Abstract

An examination of a series of diverse, radical, and experimental international works from the 1950s to the present. What is a literary work? In Literature's Elsewheres, Annette Gilbert tackles this question by deploying an extended concept of literature, examining a series of diverse, radical, experimental works from the 1950s to the present that occupy the liminal zone between art and literature. These works—by American Artist, Allison Parrish, Natalie Czech, Stephanie Syjuco, Fiona Banner, Elfriede Jelinek, Dan Graham, Robert Barry, George Brecht, and others—represent a pluralized literary practice that imagines a different literature emerging from its elsewheres. Investigating a work's coming into being—its transition from “text” to “work” as a social object and pragmatic category of literary communication—Gilbert probes the assumptions and foundations that underpin literature, including the ideologies and power structures that prop it up. She offers a snapshot from a period of recent literary and art history when such central concepts as originality and authorship were questioned and experimental literary practices ranged from concrete poetry and Oulipo to conceptual writing and appropriation literature. She examines works that are dematerialized, site-specific, unique copies of other works, and institutional critiques.
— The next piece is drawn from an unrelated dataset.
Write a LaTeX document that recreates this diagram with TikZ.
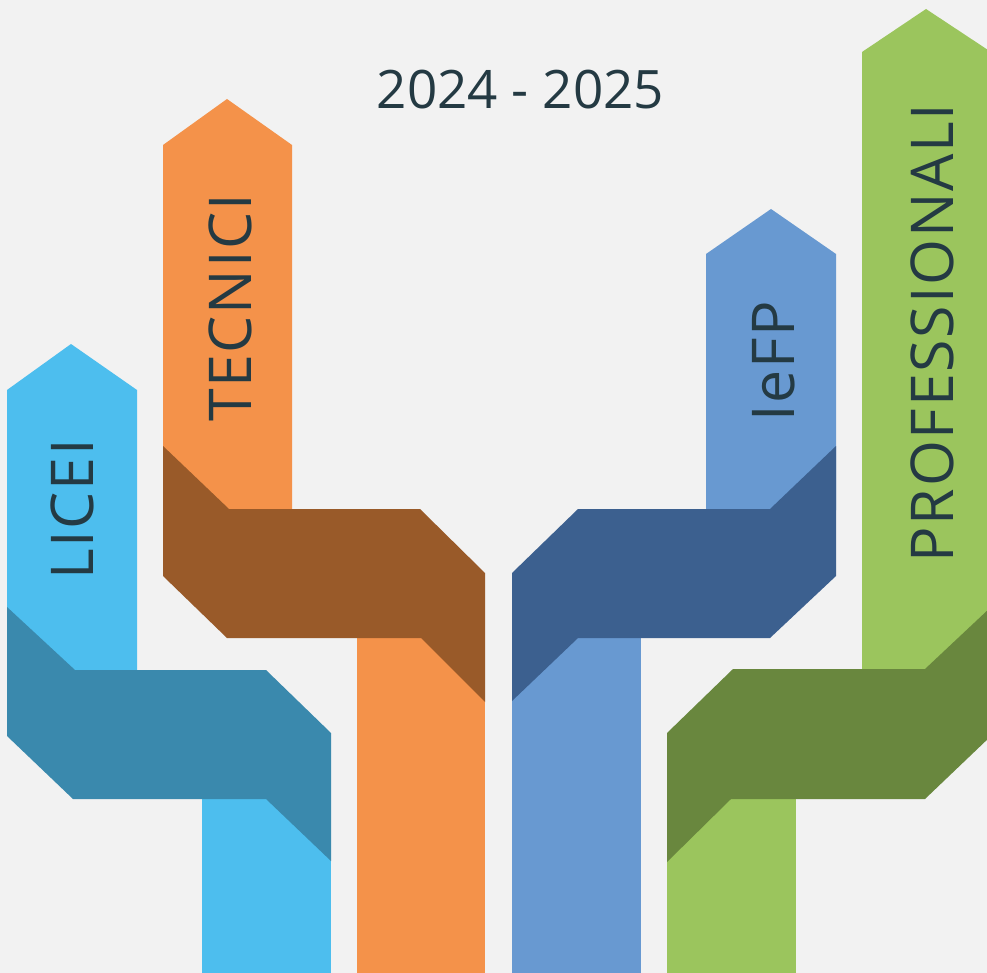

Considering the inequalities, exclusions, and privileges inscribed in literature, she documents the power of experimental literature to attack these norms and challenges the field's canonical geographic boundaries by examining artists with roots in North and South America, East Asia, and Western and Eastern Europe. The cross-pollination of literary and art criticism enriches both fields. With Literature's Elsewheres, Gilbert explores what art can't see about the literary and what literature has overlooked in the arts.